Case No: 2025FEB0004MER
Acquiring Undertaking: | Whale Rock Cement (Pty) Ltd | Date Received: | Monday, 17 Feb 2025 |
Target Undertaking: | Schwenk Namibia (Pty) Ltd | Determination: | Friday, 04 Jul 2025 |
Type of Merger: | Horizontal | Analyst: | - |
Description of Activities
Description: The Commission resolved to prohibit the acquisition by Whale Rock Cement (Proprietary) Limited of the entire issued share capital in SCHWENK Namibia (Proprietary) Limited from SCHWENK Zement International GmbH & Co. KG.
Acquiring group: The primary acquiring undertaking is Whale Rock Cement (Pty) Ltd., a private company incorporated in the Republic of Namibia. It owns and operates a cement plant outside Otjiwarongo that produces cement under the brand “Cheetah Cement.”
Target undertaking: The primary target undertaking is Schwenk Namibia (Pty) Ltd., a private company incorporated in the Republic of Namibia. Its sole purpose and activity are to hold a controlling interest in the following entities in Namibia: Ohorongo Cement (Pty) Ltd., involved in the manufacturing and supply of cement under the brand “Ohorongo Cement,” and Energy for Future (Pty) Ltd., involved in the procuring of alternative energy sources through reducing scrub encroachment on farms in Namibia and turning the subsequent biomass into energy supply exclusively for Ohorongo Cement.
Merger Determination
The Commission’s decision is based on the grounds that the proposed merger is a move from a duopoly to a monopoly, with significant unilateral effects specifically but not limited to the removal of an effective competitor, the non-existence of countervailing buyer power, and a lack of import competition.
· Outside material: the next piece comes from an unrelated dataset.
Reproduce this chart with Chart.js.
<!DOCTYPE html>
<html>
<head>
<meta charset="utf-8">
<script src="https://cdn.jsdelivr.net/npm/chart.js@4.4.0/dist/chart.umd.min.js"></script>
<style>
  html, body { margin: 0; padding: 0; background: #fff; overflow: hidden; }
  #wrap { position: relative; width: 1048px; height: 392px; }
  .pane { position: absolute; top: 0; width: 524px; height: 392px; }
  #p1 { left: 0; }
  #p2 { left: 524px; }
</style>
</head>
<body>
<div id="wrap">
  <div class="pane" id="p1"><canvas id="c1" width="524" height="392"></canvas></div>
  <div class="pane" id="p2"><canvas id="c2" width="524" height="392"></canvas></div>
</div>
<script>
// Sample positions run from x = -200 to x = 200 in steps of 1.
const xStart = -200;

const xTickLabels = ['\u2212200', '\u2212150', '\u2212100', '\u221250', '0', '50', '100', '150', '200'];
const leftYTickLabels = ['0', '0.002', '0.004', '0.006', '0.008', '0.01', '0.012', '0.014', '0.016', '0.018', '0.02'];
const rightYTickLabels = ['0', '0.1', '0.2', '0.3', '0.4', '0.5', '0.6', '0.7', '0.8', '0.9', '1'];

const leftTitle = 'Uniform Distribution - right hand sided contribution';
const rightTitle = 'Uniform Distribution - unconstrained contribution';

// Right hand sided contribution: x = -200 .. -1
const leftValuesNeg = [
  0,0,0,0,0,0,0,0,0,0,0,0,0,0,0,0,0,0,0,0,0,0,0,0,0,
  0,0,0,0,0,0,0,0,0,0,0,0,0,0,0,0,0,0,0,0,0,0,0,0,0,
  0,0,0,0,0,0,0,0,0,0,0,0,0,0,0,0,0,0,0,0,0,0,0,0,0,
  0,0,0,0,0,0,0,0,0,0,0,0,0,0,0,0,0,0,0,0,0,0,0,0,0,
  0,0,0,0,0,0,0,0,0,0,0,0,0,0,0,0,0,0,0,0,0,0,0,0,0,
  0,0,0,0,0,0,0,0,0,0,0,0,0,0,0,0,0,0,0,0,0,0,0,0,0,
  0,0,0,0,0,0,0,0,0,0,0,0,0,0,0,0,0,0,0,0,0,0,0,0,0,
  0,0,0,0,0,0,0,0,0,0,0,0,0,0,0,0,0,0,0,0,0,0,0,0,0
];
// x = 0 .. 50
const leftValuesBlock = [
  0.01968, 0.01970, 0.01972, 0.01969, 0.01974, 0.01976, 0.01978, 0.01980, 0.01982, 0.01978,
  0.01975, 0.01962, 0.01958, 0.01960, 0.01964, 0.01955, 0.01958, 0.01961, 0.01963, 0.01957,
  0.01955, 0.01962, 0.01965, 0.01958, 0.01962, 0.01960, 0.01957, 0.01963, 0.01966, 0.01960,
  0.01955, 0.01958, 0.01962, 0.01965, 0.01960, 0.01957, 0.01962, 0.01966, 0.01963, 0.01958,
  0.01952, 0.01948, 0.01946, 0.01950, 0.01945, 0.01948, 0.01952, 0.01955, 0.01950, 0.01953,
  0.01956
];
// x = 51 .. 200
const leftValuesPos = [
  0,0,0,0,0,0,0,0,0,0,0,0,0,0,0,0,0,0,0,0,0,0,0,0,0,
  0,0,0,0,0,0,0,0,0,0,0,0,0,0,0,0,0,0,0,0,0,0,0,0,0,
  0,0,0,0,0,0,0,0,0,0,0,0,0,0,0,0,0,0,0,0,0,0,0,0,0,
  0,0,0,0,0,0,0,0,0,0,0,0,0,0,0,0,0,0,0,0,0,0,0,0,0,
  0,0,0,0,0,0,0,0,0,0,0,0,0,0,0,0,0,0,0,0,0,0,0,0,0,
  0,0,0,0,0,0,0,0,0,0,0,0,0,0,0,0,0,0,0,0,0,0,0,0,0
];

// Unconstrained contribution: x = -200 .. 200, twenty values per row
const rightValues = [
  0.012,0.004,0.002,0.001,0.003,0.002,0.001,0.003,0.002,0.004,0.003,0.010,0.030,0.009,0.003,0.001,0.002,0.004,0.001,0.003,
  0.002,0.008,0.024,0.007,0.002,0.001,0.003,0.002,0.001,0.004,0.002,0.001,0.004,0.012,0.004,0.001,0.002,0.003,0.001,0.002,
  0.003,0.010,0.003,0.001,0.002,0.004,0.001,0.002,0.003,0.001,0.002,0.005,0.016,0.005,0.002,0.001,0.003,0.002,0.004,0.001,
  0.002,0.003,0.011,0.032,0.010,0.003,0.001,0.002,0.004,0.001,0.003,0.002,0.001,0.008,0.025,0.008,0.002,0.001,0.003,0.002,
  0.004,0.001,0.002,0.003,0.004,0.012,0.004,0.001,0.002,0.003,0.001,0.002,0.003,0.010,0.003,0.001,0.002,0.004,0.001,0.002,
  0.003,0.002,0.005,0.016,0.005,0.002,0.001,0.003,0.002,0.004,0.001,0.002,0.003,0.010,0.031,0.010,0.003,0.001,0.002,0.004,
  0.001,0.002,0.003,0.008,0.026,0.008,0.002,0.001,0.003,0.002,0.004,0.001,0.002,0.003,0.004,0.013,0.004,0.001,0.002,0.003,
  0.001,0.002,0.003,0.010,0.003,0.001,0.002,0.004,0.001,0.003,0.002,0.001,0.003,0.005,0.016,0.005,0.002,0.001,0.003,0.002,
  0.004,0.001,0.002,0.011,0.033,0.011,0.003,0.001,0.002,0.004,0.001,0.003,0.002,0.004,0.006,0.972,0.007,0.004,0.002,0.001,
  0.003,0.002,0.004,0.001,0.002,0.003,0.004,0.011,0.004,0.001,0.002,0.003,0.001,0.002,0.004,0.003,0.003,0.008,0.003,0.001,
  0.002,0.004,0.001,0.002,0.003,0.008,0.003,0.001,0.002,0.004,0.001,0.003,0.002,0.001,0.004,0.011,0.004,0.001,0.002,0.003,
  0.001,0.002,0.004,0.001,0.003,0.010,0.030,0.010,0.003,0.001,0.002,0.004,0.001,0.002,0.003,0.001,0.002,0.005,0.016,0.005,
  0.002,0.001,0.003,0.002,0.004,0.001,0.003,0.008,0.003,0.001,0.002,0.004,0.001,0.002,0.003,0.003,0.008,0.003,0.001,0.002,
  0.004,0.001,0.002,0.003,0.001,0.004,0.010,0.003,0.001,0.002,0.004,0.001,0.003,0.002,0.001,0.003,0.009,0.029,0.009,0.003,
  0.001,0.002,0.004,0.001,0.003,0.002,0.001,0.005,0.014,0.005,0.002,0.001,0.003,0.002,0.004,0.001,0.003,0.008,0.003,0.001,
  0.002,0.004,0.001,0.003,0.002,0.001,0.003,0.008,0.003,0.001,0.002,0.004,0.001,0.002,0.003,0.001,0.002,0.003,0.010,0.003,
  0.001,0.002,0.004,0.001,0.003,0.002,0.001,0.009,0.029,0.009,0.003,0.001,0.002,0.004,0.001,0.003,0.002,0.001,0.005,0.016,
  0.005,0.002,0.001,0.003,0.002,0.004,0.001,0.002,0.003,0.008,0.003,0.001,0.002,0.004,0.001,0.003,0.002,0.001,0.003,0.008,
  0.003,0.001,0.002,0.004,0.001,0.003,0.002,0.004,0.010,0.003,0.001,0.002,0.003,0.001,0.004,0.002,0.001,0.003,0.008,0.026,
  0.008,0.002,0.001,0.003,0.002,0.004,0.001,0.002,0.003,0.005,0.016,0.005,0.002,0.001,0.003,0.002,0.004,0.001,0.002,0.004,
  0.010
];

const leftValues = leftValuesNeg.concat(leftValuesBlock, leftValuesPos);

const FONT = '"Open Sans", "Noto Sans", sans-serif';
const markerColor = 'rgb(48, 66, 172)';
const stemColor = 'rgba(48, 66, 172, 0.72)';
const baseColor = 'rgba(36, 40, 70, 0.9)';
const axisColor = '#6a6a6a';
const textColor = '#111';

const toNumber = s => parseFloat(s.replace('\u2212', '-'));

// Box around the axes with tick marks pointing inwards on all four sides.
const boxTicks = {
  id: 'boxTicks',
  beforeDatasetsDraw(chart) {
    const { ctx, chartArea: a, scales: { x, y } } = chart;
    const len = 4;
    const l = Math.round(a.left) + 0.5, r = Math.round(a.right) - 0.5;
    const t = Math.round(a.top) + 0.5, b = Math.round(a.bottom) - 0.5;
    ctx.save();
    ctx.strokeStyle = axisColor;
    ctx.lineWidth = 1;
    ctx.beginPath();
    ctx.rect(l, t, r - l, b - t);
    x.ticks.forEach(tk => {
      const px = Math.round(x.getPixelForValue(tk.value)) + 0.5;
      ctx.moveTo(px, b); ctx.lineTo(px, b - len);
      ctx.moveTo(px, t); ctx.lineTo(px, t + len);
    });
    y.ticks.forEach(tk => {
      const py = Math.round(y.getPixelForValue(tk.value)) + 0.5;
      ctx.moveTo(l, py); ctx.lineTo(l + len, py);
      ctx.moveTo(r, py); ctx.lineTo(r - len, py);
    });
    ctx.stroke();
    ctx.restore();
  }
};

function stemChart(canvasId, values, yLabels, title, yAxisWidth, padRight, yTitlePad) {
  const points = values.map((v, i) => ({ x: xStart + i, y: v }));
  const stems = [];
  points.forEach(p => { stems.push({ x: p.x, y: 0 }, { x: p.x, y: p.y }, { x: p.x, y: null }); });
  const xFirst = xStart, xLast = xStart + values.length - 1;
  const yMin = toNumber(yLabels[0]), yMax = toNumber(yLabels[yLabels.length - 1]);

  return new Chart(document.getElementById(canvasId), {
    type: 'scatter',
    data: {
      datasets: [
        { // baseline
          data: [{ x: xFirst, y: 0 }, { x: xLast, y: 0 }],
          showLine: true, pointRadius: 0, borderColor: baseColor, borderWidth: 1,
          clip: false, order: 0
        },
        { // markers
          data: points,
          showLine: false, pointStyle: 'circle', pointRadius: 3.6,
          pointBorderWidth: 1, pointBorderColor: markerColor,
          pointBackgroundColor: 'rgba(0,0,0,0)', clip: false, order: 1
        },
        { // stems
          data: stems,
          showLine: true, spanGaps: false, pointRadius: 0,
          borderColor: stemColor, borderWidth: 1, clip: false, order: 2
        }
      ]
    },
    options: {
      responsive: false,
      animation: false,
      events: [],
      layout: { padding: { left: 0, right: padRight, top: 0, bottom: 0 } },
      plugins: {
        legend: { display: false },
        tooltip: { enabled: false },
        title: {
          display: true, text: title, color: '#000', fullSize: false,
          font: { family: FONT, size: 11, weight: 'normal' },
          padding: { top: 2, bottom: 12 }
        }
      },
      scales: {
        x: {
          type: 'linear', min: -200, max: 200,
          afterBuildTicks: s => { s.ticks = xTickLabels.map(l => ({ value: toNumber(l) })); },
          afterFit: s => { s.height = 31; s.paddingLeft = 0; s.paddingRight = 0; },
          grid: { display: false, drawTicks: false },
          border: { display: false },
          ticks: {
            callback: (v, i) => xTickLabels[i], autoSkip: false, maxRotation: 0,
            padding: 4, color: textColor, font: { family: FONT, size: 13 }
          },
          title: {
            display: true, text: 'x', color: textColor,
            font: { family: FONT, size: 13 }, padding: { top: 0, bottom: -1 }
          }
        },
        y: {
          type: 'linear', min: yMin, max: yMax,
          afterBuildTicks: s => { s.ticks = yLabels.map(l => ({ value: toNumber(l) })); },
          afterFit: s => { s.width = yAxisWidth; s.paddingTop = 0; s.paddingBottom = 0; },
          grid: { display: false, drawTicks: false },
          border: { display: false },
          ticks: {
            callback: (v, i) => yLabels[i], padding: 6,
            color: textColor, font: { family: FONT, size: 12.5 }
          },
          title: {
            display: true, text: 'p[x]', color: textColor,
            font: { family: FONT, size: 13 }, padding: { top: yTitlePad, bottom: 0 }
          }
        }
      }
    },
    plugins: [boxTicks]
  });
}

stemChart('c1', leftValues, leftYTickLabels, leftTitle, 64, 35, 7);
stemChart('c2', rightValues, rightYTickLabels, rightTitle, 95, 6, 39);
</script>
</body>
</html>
The aforesaid is highly likely to render the merged undertaking market power, thereby significantly impeding effective competition by enabling the merged entity to act independently of market forces, with the likely outcome being higher prices, reduced output and quality, and limited choice for downstream customers with negative ripple effects on the entire value chain, including but not limited to increased cost of housing and infrastructural projects and the economy at large. Therefore, the transaction was found to be likely to substantially lessen or prevent competition in the relevant market. Further, the Secretariat is of the considered view that the implementation of the proposed merger is likely to lead to a negative effect on employment due to job overlaps. In addition to the likely anti-competitive effects of the merger, there is a real risk that post-merger strategies may be employed that diminish the fiscal contributions currently realized by the government, thus undermining public interest outcomes in the long term.